### What the task requires
For each line below that includes the word "Recreate", make a copy.

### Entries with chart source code
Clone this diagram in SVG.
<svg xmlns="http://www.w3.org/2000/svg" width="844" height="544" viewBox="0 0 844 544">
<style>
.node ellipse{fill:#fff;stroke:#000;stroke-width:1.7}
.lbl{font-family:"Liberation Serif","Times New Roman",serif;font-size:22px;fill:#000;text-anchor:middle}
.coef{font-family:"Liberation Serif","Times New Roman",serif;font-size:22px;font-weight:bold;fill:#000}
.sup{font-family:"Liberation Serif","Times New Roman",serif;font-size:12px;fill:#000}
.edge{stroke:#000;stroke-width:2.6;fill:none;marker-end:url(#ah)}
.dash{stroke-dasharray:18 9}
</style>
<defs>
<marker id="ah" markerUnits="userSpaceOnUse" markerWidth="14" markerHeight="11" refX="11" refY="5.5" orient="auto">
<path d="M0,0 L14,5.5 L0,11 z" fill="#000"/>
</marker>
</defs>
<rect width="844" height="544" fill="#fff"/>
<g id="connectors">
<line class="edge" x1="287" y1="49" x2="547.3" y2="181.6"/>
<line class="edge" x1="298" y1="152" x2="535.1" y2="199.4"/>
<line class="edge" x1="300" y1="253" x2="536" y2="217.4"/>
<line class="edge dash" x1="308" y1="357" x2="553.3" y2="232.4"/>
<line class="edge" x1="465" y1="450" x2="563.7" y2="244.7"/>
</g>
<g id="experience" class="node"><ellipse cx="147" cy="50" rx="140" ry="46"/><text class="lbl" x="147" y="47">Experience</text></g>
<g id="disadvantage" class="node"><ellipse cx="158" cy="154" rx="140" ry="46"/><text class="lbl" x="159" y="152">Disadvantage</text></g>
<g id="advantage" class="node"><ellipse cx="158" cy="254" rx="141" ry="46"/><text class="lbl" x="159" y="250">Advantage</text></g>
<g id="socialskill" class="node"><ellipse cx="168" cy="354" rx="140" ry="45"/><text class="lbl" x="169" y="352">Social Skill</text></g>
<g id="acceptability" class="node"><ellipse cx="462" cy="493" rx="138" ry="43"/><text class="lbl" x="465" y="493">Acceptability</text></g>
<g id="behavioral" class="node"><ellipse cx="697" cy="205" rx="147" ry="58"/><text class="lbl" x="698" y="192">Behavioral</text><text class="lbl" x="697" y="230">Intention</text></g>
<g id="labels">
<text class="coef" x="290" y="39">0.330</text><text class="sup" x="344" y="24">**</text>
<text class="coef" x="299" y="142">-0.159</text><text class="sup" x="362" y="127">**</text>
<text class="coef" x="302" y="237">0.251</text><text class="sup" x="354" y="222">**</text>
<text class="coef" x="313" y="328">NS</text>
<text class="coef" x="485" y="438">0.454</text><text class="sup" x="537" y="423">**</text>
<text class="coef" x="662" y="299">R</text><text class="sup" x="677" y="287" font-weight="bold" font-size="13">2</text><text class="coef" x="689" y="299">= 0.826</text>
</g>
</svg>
--
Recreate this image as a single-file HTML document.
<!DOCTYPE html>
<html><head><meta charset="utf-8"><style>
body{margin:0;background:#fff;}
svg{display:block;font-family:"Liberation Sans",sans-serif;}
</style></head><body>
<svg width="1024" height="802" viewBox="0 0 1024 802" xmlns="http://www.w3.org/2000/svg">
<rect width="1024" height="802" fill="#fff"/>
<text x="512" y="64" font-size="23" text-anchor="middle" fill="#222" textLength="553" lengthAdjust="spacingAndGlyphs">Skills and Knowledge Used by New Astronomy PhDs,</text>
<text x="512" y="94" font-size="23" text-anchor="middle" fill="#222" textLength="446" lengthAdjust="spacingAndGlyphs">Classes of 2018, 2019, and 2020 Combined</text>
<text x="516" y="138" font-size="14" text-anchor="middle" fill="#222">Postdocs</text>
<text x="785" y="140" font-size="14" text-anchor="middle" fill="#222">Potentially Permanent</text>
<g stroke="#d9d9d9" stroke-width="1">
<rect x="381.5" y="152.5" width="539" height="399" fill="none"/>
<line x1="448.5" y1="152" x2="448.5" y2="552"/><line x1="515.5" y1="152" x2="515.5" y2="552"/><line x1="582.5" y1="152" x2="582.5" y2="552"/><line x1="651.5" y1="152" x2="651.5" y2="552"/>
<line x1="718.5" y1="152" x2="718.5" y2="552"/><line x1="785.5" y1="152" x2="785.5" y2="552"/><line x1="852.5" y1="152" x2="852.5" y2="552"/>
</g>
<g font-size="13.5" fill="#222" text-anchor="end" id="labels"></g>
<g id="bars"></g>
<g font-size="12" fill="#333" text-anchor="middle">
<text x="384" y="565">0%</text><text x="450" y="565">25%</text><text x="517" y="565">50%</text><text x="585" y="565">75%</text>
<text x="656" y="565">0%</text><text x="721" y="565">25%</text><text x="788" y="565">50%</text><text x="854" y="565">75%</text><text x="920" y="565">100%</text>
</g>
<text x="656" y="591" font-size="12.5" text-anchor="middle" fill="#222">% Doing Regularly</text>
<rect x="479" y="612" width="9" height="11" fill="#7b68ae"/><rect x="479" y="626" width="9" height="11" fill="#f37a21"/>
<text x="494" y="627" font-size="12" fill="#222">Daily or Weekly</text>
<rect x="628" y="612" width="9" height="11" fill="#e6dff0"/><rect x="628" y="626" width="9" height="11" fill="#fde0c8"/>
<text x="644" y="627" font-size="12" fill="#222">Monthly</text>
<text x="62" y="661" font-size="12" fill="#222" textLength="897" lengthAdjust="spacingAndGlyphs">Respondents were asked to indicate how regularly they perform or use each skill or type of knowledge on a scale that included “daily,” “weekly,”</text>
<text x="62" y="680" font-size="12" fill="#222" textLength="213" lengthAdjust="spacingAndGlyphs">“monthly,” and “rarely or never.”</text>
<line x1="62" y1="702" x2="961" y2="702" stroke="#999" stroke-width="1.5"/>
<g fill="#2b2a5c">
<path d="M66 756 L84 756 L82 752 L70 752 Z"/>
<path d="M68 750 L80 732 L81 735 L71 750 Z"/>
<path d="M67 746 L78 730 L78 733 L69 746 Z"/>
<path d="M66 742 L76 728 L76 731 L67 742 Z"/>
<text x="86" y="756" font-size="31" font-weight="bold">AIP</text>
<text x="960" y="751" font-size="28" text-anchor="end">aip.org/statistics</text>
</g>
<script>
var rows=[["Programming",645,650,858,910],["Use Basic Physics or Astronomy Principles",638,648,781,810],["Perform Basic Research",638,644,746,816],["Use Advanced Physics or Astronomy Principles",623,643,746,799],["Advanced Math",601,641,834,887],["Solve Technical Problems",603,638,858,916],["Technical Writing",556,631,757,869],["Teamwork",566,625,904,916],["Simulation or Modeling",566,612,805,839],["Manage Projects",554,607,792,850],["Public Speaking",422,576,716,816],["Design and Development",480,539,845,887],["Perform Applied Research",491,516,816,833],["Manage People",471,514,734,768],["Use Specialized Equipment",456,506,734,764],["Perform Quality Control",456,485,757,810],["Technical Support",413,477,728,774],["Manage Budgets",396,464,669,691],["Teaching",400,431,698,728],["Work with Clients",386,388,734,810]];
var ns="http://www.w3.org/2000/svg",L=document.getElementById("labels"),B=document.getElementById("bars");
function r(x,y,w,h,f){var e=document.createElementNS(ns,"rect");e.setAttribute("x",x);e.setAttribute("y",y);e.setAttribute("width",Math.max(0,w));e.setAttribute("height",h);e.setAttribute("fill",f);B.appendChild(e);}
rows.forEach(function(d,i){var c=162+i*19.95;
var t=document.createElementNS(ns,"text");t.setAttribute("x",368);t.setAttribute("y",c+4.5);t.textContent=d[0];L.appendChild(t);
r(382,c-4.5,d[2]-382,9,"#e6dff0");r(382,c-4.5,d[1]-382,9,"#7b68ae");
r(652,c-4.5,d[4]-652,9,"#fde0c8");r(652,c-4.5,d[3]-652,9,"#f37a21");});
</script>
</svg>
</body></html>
--
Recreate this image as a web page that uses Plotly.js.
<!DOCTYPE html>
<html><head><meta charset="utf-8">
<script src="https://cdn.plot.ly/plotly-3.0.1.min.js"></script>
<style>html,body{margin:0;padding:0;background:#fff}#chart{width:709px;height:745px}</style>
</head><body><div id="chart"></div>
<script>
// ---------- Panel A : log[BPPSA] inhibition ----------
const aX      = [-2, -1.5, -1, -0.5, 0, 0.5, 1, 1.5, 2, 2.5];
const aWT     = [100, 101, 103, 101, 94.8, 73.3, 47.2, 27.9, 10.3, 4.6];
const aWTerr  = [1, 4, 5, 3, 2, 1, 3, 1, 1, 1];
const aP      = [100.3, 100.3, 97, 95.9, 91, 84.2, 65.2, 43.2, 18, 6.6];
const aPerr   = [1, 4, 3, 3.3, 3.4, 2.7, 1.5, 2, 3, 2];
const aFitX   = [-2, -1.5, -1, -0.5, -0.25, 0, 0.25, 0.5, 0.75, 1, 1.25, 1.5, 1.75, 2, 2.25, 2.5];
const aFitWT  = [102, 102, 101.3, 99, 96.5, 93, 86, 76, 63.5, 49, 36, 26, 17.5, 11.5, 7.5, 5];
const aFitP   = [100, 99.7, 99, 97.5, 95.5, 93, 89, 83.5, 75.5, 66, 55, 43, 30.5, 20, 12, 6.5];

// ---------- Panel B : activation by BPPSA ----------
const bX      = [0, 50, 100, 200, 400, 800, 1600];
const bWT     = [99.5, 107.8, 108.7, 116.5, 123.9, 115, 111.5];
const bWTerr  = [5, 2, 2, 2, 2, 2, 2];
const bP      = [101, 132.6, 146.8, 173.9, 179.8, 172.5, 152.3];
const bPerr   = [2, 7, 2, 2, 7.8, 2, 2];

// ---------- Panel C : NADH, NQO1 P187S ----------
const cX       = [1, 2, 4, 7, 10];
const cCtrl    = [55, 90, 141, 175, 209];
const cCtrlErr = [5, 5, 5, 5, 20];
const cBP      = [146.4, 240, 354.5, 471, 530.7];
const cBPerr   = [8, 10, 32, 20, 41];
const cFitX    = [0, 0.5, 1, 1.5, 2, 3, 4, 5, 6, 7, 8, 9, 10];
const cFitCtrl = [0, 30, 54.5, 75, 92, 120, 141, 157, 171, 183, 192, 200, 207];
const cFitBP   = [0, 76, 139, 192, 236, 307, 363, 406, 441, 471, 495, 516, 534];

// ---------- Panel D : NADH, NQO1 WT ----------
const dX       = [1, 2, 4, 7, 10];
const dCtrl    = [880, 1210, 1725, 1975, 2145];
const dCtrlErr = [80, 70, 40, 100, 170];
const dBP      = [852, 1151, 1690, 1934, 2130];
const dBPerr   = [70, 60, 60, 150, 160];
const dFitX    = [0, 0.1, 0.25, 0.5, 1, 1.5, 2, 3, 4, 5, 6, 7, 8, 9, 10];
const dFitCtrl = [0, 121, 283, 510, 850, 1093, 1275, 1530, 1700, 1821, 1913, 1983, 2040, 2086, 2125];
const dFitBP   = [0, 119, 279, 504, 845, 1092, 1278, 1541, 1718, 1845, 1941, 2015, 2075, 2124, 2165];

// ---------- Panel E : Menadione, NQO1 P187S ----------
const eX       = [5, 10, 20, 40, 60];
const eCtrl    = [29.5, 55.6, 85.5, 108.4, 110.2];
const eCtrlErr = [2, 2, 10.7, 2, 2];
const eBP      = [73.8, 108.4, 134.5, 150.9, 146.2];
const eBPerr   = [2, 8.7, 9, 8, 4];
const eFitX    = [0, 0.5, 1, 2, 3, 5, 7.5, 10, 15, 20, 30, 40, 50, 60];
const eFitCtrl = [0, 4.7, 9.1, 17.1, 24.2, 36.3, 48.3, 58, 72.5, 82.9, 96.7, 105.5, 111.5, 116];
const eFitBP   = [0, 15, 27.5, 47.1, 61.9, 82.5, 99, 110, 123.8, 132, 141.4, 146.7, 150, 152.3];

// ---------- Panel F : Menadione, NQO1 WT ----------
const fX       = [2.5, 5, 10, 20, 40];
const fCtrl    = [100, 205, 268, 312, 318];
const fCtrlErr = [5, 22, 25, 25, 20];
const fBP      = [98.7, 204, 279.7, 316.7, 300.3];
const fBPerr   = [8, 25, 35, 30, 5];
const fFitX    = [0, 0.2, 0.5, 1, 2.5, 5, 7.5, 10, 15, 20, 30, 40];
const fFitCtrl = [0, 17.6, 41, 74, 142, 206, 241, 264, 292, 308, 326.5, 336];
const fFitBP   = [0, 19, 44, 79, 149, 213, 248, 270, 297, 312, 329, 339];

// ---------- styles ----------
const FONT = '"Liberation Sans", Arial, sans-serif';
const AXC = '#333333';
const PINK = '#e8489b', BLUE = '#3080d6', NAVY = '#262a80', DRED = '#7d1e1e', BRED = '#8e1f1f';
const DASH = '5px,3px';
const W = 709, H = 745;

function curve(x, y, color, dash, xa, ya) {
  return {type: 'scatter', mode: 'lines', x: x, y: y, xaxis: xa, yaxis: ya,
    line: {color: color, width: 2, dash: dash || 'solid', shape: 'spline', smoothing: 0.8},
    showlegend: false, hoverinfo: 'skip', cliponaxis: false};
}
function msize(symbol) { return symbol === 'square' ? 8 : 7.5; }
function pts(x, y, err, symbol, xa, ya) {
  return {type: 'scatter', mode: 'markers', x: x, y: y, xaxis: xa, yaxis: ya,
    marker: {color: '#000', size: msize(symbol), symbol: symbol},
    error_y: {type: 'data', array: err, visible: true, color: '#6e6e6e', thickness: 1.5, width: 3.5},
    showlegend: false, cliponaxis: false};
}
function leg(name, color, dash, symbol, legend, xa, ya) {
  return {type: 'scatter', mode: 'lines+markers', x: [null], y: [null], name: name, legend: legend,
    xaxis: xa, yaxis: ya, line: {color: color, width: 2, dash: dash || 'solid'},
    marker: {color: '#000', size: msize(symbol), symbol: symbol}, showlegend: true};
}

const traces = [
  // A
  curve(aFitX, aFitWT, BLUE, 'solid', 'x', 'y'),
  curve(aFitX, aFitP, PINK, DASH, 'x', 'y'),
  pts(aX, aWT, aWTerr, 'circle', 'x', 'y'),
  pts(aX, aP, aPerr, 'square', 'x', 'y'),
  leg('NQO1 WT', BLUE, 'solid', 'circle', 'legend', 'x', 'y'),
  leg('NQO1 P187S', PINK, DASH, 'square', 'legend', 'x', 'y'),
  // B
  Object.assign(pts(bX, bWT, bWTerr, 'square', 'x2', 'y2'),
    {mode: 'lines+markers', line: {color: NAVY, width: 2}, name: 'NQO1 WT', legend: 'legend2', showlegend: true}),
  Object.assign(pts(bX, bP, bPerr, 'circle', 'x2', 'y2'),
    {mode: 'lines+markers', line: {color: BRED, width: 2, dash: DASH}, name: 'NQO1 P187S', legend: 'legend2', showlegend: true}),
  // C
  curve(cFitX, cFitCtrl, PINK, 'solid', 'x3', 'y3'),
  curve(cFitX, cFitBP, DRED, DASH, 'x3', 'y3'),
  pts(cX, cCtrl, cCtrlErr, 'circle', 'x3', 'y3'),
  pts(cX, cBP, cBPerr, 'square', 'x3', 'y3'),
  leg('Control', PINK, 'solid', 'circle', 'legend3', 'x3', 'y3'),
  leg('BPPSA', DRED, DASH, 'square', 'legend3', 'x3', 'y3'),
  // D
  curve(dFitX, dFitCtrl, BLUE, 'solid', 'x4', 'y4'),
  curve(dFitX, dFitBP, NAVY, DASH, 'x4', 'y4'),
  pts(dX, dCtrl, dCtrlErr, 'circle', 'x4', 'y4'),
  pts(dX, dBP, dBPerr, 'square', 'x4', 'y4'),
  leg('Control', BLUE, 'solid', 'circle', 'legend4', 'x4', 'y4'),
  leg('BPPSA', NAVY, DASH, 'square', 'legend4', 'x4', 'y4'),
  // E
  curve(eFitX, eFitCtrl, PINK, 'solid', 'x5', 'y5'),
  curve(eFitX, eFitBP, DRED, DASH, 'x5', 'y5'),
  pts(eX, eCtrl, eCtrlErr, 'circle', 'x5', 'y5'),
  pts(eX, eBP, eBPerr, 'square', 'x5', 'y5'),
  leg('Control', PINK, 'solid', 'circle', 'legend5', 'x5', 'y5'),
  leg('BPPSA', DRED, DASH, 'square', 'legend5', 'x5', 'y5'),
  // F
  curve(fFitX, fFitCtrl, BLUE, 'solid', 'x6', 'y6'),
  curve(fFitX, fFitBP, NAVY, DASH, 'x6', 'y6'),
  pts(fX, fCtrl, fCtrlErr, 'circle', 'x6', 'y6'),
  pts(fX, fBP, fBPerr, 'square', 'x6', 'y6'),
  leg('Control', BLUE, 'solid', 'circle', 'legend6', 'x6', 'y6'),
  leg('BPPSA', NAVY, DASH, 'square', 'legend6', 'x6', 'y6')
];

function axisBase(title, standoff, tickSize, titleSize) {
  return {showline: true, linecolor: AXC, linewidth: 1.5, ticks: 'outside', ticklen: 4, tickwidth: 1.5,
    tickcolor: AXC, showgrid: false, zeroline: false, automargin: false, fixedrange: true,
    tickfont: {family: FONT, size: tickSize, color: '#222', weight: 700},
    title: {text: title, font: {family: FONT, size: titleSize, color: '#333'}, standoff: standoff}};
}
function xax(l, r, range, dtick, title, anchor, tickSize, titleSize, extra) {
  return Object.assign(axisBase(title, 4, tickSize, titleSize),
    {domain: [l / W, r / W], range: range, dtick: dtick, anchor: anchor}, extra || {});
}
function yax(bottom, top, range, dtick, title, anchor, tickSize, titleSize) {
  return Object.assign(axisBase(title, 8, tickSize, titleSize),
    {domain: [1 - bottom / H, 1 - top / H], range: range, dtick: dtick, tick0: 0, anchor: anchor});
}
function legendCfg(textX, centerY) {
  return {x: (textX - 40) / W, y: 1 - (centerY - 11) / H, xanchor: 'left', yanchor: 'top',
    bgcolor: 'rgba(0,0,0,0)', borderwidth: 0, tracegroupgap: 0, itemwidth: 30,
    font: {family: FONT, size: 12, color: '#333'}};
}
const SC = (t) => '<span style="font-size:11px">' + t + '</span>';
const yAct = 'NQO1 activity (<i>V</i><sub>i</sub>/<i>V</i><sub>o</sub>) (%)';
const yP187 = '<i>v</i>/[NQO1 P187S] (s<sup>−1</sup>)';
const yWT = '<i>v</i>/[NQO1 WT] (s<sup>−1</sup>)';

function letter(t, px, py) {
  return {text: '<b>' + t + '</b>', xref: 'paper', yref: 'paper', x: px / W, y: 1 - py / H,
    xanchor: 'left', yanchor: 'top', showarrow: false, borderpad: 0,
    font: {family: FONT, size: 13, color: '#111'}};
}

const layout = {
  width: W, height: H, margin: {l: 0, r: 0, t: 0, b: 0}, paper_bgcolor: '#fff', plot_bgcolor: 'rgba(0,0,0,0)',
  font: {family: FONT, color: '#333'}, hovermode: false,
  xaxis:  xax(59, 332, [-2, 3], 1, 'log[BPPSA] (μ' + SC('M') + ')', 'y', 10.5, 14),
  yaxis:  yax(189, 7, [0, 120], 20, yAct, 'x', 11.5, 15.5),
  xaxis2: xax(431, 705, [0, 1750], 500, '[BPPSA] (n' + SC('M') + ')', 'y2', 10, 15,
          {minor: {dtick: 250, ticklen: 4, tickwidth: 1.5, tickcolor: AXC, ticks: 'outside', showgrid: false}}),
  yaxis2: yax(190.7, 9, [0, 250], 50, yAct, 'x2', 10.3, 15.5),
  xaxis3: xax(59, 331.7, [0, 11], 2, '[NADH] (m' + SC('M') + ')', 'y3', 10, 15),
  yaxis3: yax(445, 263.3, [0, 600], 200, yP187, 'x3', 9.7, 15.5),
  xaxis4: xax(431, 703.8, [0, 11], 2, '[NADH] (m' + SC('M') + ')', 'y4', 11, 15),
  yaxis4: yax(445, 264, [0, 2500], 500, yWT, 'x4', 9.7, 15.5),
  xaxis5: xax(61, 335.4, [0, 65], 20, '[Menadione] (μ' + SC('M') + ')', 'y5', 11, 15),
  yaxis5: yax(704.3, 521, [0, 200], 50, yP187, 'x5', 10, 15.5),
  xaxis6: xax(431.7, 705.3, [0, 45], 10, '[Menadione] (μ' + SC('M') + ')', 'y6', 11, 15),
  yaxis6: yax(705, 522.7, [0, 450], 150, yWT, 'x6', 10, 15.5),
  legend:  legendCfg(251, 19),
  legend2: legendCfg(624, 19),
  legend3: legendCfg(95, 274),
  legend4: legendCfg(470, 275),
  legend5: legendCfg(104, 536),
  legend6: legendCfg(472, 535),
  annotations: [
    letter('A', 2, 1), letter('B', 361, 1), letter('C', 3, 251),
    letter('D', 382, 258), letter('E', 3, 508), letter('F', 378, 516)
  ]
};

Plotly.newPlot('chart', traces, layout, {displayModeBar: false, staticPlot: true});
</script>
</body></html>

### The completed task
Recreate this image as a single-file HTML document.
Recreate this image as a web page that uses Plotly.js.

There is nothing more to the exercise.